Set exercise:
Take every line from the first down to the line with "const LINE = 'rgb(84,169,250)';" and set it down exactly, without the pictures.

Available data:
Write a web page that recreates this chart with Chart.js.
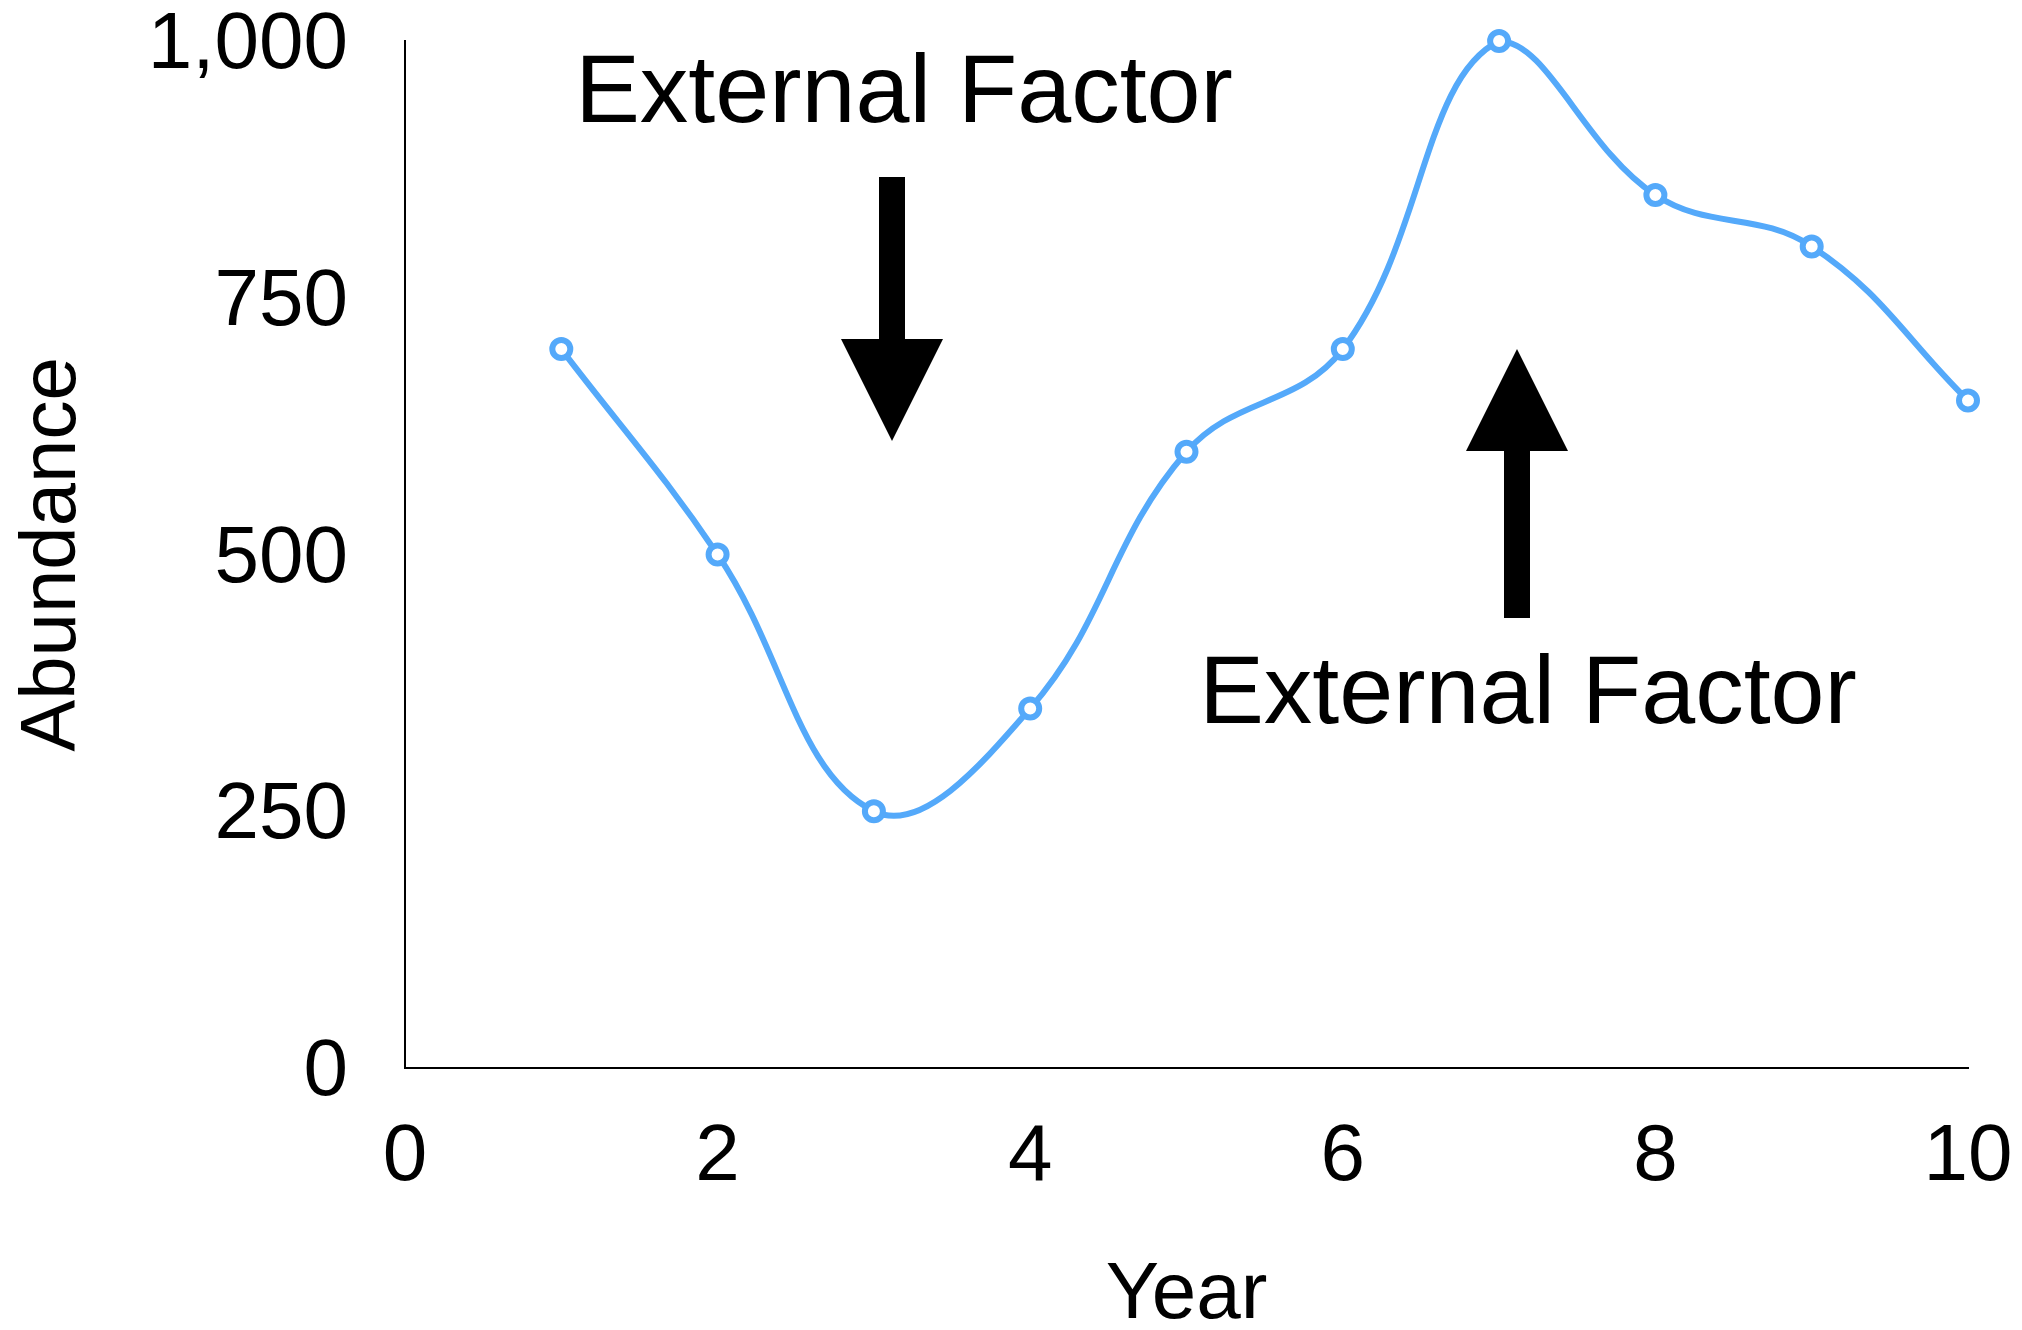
<!DOCTYPE html>
<html><head><meta charset="utf-8">
<script src="https://cdn.jsdelivr.net/npm/chart.js@4.4.1/dist/chart.umd.min.js"></script>
<style>html,body{margin:0;padding:0;background:#fff}#wrap{width:2022px;height:1330px}</style>
</head><body><div id="wrap"><canvas id="c" width="2022" height="1330"></canvas></div>
<script>
const years = [1, 2, 3, 4, 5, 6, 7, 8, 9, 10];
const abundance = [700, 500, 250, 350, 600, 700, 1000, 850, 800, 650];
const xTickValues = [0, 2, 4, 6, 8, 10];
const xTickLabels = ['0', '2', '4', '6', '8', '10'];
const yTickValues = [0, 250, 500, 750, 1000];
const yTickLabels = ['0', '250', '500', '750', '1,000'];
const xTitle = 'Year';
const yTitle = 'Abundance';
const noteLabels = ['External Factor', 'External Factor'];

const FONT = "'Liberation Sans', Arial, Helvetica, sans-serif";
const LINE = 'rgb(84,169,250)';

const annotationPlugin = {
  id: 'annotations',
  afterDraw(chart) {
    const ctx = chart.ctx;
    ctx.save();
    ctx.fillStyle = '#000';
    ctx.font = '97px ' + FONT;
    ctx.textAlign = 'center';
    ctx.textBaseline = 'alphabetic';
    ctx.fillText(noteLabels[0], 904, 122);
    ctx.fillText(noteLabels[1], 1528, 723);
    // down arrow
    ctx.beginPath();
    ctx.moveTo(879, 177); ctx.lineTo(905, 177); ctx.lineTo(905, 339);
    ctx.lineTo(943, 339); ctx.lineTo(892, 441); ctx.lineTo(841, 339);
    ctx.lineTo(879, 339); ctx.closePath(); ctx.fill();
    // up arrow
    ctx.beginPath();
    ctx.moveTo(1504, 618); ctx.lineTo(1530, 618); ctx.lineTo(1530, 451);
    ctx.lineTo(1568, 451); ctx.lineTo(1517, 349); ctx.lineTo(1466, 451);
    ctx.lineTo(1504, 451); ctx.closePath(); ctx.fill();
    ctx.restore();
  }
};

new Chart(document.getElementById('c'), {
  type: 'line',
  data: {
    datasets: [{
      data: years.map((y, i) => ({ x: y, y: abundance[i] })),
      borderColor: LINE,
      borderWidth: 6,
      tension: 0.4,
      pointRadius: 9,
      pointBorderWidth: 6,
      pointBackgroundColor: '#fff',
      pointBorderColor: LINE,
      fill: false,
      clip: false
    }]
  },
  options: {
    responsive: false,
    devicePixelRatio: 1,
    animation: false,
    events: [],
    layout: { padding: { top: 41, right: 54, bottom: 0, left: 0 } },
    plugins: { legend: { display: false }, tooltip: { enabled: false } },
    scales: {
      x: {
        type: 'linear', min: 0, max: 10,
        afterBuildTicks(scale) { scale.ticks = xTickValues.map(v => ({ value: v })); },
        afterFit(scale) { scale.height = 262; scale.paddingLeft = 0; scale.paddingRight = 0; },
        grid: { display: false, drawTicks: false },
        border: { display: true, color: '#000', width: 2 },
        ticks: {
          color: '#000', padding: 50, maxRotation: 0, autoSkip: false,
          font: { family: FONT, size: 80, lineHeight: 1 },
          callback: v => xTickLabels[xTickValues.indexOf(v)]
        },
        title: {
          display: true, text: xTitle, color: '#000',
          font: { family: FONT, size: 80, lineHeight: 1 },
          padding: { top: 0, bottom: -6 }
        }
      },
      y: {
        type: 'linear', min: 0, max: 1000,
        afterBuildTicks(scale) { scale.ticks = yTickValues.map(v => ({ value: v })); },
        afterFit(scale) { scale.width = 405; scale.paddingTop = 0; scale.paddingBottom = 0; },
        grid: { display: false, drawTicks: false },
        border: { display: true, color: '#000', width: 2 },
        ticks: {
          color: '#000', padding: 57, autoSkip: false,
          font: { family: FONT, size: 80, lineHeight: '10px' },
          callback: v => ['', yTickLabels[yTickValues.indexOf(v)]]
        },
        title: {
          display: true, text: yTitle, color: '#000',
          font: { family: FONT, size: 78, lineHeight: 1 },
          padding: { top: 14, bottom: 0 }
        }
      }
    }
  },
  plugins: [annotationPlugin]
});
</script>
</body></html>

Completed task:
Write a web page that recreates this chart with Chart.js.
<!DOCTYPE html>
<html><head><meta charset="utf-8">
<script src="https://cdn.jsdelivr.net/npm/chart.js@4.4.1/dist/chart.umd.min.js"></script>
<style>html,body{margin:0;padding:0;background:#fff}#wrap{width:2022px;height:1330px}</style>
</head><body><div id="wrap"><canvas id="c" width="2022" height="1330"></canvas></div>
<script>
const years = [1, 2, 3, 4, 5, 6, 7, 8, 9, 10];
const abundance = [700, 500, 250, 350, 600, 700, 1000, 850, 800, 650];
const xTickValues = [0, 2, 4, 6, 8, 10];
const xTickLabels = ['0', '2', '4', '6', '8', '10'];
const yTickValues = [0, 250, 500, 750, 1000];
const yTickLabels = ['0', '250', '500', '750', '1,000'];
const xTitle = 'Year';
const yTitle = 'Abundance';
const noteLabels = ['External Factor', 'External Factor'];

const FONT = "'Liberation Sans', Arial, Helvetica, sans-serif";
const LINE = 'rgb(84,169,250)';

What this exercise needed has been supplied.